* **Work instructions**
Reproduce each line of the material exactly, minus any picture.

* **Information shown**
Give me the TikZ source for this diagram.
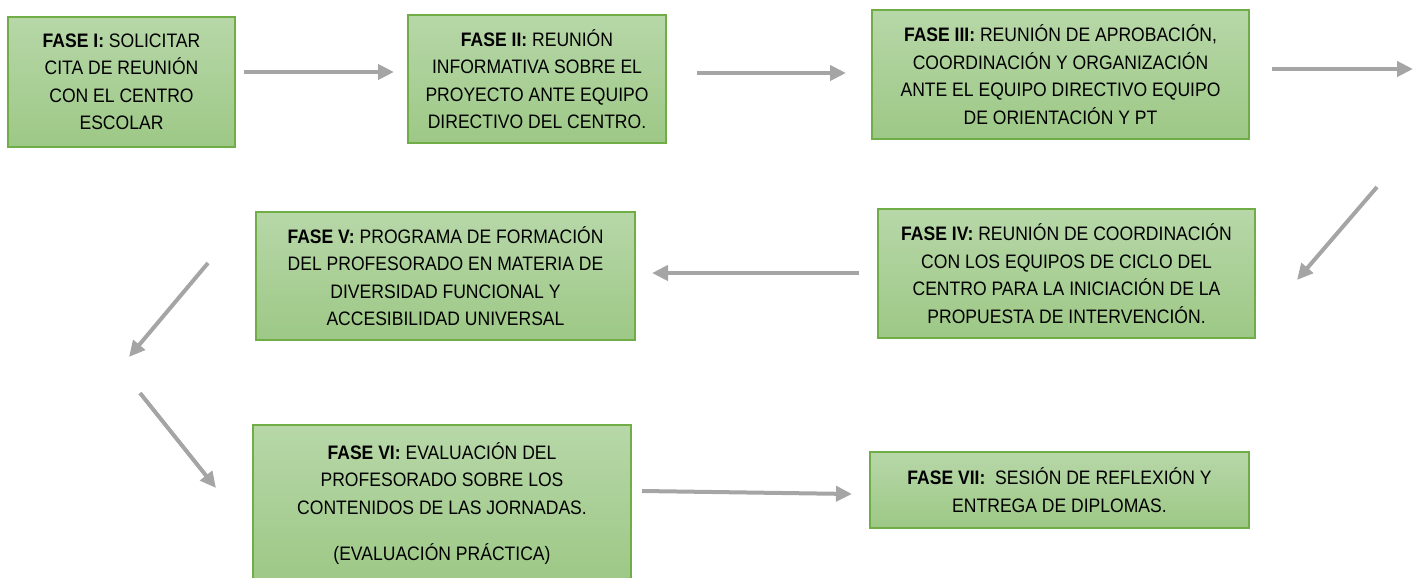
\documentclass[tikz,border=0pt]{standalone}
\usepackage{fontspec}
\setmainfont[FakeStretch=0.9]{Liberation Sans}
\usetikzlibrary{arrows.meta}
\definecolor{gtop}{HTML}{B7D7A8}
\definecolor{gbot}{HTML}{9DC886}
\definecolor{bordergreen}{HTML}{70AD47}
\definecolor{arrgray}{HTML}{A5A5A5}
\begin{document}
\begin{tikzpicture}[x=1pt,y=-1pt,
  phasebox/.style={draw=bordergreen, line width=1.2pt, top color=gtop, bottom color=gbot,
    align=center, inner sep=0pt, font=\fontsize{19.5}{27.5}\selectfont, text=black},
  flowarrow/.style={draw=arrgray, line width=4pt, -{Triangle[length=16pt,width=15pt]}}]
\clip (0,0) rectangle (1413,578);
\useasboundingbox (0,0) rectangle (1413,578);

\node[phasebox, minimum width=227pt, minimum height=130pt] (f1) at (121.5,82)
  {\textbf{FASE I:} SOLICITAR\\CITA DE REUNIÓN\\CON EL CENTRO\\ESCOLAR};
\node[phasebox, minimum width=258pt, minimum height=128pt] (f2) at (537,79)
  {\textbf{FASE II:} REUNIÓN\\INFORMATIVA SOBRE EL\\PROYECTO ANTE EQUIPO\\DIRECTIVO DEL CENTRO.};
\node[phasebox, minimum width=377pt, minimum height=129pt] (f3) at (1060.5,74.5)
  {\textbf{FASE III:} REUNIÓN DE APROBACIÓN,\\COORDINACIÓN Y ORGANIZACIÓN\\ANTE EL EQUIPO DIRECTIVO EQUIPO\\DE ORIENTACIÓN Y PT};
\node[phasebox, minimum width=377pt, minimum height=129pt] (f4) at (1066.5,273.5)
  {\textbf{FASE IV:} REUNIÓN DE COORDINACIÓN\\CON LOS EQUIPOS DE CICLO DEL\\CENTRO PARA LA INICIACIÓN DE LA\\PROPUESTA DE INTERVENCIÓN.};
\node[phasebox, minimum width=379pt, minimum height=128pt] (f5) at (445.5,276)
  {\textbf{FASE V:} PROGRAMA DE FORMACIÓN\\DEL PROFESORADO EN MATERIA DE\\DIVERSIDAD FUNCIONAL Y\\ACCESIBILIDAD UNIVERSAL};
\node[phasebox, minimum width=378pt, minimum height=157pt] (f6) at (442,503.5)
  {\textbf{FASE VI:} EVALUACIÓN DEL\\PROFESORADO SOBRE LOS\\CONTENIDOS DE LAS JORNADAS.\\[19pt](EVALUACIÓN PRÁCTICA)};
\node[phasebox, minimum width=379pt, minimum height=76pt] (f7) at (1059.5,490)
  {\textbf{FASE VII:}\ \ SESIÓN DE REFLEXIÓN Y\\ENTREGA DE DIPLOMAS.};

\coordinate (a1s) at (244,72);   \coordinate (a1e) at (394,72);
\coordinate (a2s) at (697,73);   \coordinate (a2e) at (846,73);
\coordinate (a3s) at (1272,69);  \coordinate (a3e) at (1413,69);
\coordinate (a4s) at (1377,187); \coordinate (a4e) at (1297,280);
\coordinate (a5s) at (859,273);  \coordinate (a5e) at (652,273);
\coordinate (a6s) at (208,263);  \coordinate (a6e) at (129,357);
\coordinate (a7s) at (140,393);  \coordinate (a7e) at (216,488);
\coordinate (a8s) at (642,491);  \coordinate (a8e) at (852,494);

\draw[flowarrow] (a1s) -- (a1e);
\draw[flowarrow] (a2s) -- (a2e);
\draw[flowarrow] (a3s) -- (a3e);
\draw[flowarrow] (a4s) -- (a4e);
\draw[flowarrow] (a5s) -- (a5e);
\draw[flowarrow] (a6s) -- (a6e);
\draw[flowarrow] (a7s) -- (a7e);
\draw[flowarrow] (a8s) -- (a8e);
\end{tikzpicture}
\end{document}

* **In response**
Give me the TikZ source for this diagram.
\documentclass[tikz,border=0pt]{standalone}
\usepackage{fontspec}
\setmainfont[FakeStretch=0.9]{Liberation Sans}
\usetikzlibrary{arrows.meta}
\definecolor{gtop}{HTML}{B7D7A8}
\definecolor{gbot}{HTML}{9DC886}
\definecolor{bordergreen}{HTML}{70AD47}
\definecolor{arrgray}{HTML}{A5A5A5}
\begin{document}
\begin{tikzpicture}[x=1pt,y=-1pt,
  phasebox/.style={draw=bordergreen, line width=1.2pt, top color=gtop, bottom color=gbot,
    align=center, inner sep=0pt, font=\fontsize{19.5}{27.5}\selectfont, text=black},
  flowarrow/.style={draw=arrgray, line width=4pt, -{Triangle[length=16pt,width=15pt]}}]
\clip (0,0) rectangle (1413,578);
\useasboundingbox (0,0) rectangle (1413,578);

\node[phasebox, minimum width=227pt, minimum height=130pt] (f1) at (121.5,82)
  {\textbf{FASE I:} SOLICITAR\\CITA DE REUNIÓN\\CON EL CENTRO\\ESCOLAR};
\node[phasebox, minimum width=258pt, minimum height=128pt] (f2) at (537,79)
  {\textbf{FASE II:} REUNIÓN\\INFORMATIVA SOBRE EL\\PROYECTO ANTE EQUIPO\\DIRECTIVO DEL CENTRO.};
\node[phasebox, minimum width=377pt, minimum height=129pt] (f3) at (1060.5,74.5)
  {\textbf{FASE III:} REUNIÓN DE APROBACIÓN,\\COORDINACIÓN Y ORGANIZACIÓN\\ANTE EL EQUIPO DIRECTIVO EQUIPO\\DE ORIENTACIÓN Y PT};
\node[phasebox, minimum width=377pt, minimum height=129pt] (f4) at (1066.5,273.5)
  {\textbf{FASE IV:} REUNIÓN DE COORDINACIÓN\\CON LOS EQUIPOS DE CICLO DEL\\CENTRO PARA LA INICIACIÓN DE LA\\PROPUESTA DE INTERVENCIÓN.};
\node[phasebox, minimum width=379pt, minimum height=128pt] (f5) at (445.5,276)
  {\textbf{FASE V:} PROGRAMA DE FORMACIÓN\\DEL PROFESORADO EN MATERIA DE\\DIVERSIDAD FUNCIONAL Y\\ACCESIBILIDAD UNIVERSAL};
\node[phasebox, minimum width=378pt, minimum height=157pt] (f6) at (442,503.5)
  {\textbf{FASE VI:} EVALUACIÓN DEL\\PROFESORADO SOBRE LOS\\CONTENIDOS DE LAS JORNADAS.\\[19pt](EVALUACIÓN PRÁCTICA)};
\node[phasebox, minimum width=379pt, minimum height=76pt] (f7) at (1059.5,490)
  {\textbf{FASE VII:}\ \ SESIÓN DE REFLEXIÓN Y\\ENTREGA DE DIPLOMAS.};

\coordinate (a1s) at (244,72);   \coordinate (a1e) at (394,72);
\coordinate (a2s) at (697,73);   \coordinate (a2e) at (846,73);
\coordinate (a3s) at (1272,69);  \coordinate (a3e) at (1413,69);
\coordinate (a4s) at (1377,187); \coordinate (a4e) at (1297,280);
\coordinate (a5s) at (859,273);  \coordinate (a5e) at (652,273);
\coordinate (a6s) at (208,263);  \coordinate (a6e) at (129,357);
\coordinate (a7s) at (140,393);  \coordinate (a7e) at (216,488);
\coordinate (a8s) at (642,491);  \coordinate (a8e) at (852,494);

\draw[flowarrow] (a1s) -- (a1e);
\draw[flowarrow] (a2s) -- (a2e);
\draw[flowarrow] (a3s) -- (a3e);
\draw[flowarrow] (a4s) -- (a4e);
\draw[flowarrow] (a5s) -- (a5e);
\draw[flowarrow] (a6s) -- (a6e);
\draw[flowarrow] (a7s) -- (a7e);
\draw[flowarrow] (a8s) -- (a8e);
\end{tikzpicture}
\end{document}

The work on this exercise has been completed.